Jhonny Peralta: The third baseman led the club by hitting into 20 double plays. Factor in the 20 additional outs, and Peralta's average drops from .254 to .246 (148-of-602). He ended the season in a 6-for-64 swoon. His overall on-base percentage was .316. He ranked second on the Indians with 83 RBI but scored just 57 runs in 151 games.


Fausto Carmona: The right-hander ranked as one of the worst starters in the majors with at least 24 starts (5-12, 6.32 ERA). In his last four seasons, Carmona's winning percentages with the Tribe are all over the map: .091 (1-10 in 2006), .704 (19-8 in 2007), .533 (8-7 in 2008) and .294 (5-12 in 2009). In his past two seasons, Carmona has combined to walk 140 and strike out 137 in 246 innings. He had 70 walks and 79 strikeouts this year.

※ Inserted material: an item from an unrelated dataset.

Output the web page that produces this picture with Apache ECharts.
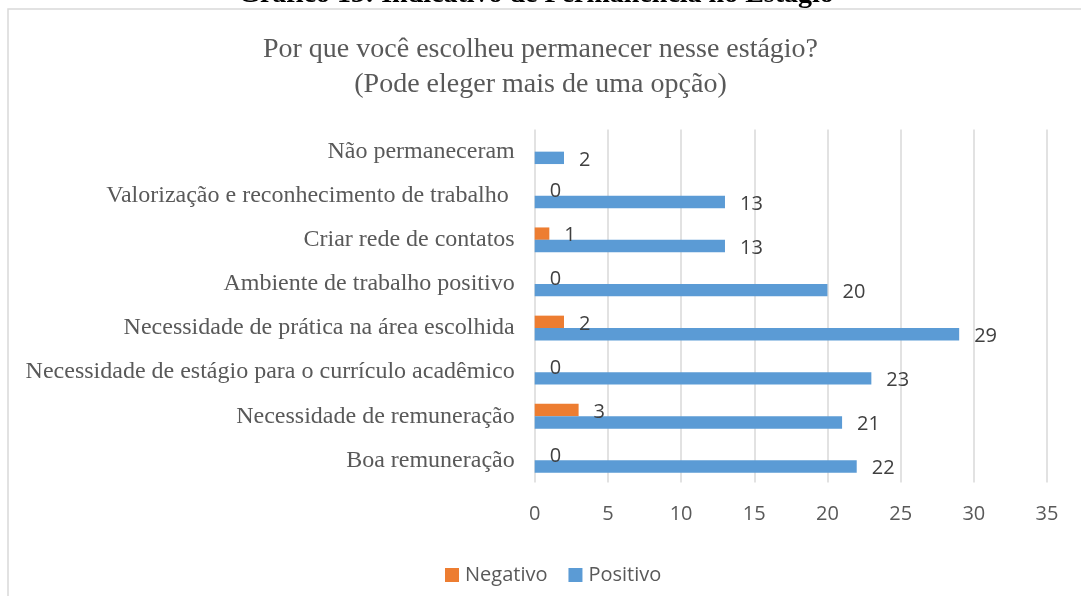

Luis Valbuena: The rookie second baseman posted a sub-.300 on-base percentage (.298) but .400-plus slugging percentage (.416). Of his 92 hits, 38 were for extra bases (25 doubles, three triples, 10 homers).


Kerry Wood: The closer had 26 save opportunities (he converted 20) and pitched 55 innings while earning $10 million.


Ryan Garko: Garko, who tied for the club lead with 90 RBI in 2008, was traded for a Class A pitcher (Scott Barnes) the following July. Garko was a bust with San Francisco and likely will return to the American League in 2010.


Victor Martinez: Martinez, who was traded to Boston on July 31, hit a grand slam against the Indians in Fenway Park on Oct. 3. Martinez batted .284 in 99 games for the Indians and .336 in 56 games for the Red Sox.


Chris Gimenez: The likeable utility man finished with a .144 average (16-for-111) in 45 games. He ended the season in a 2-for-49 slide.


Kelly Shoppach: The catcher finished with more hit-by-pitches (18) than doubles (14). He struck out 98 times in 271 officials at-bats. The 36-percent whiff rate actually rates as an improvement from last year (133 of 352, 38 percent).


Luis Vizcaino: The reliever gave up a walk-off homer to the first batter he faced as an Indian. On May 15 in Tampa Bay, B.J. Upton took Vizcaino deep to lead off the ninth for an 8-7 Rays victory.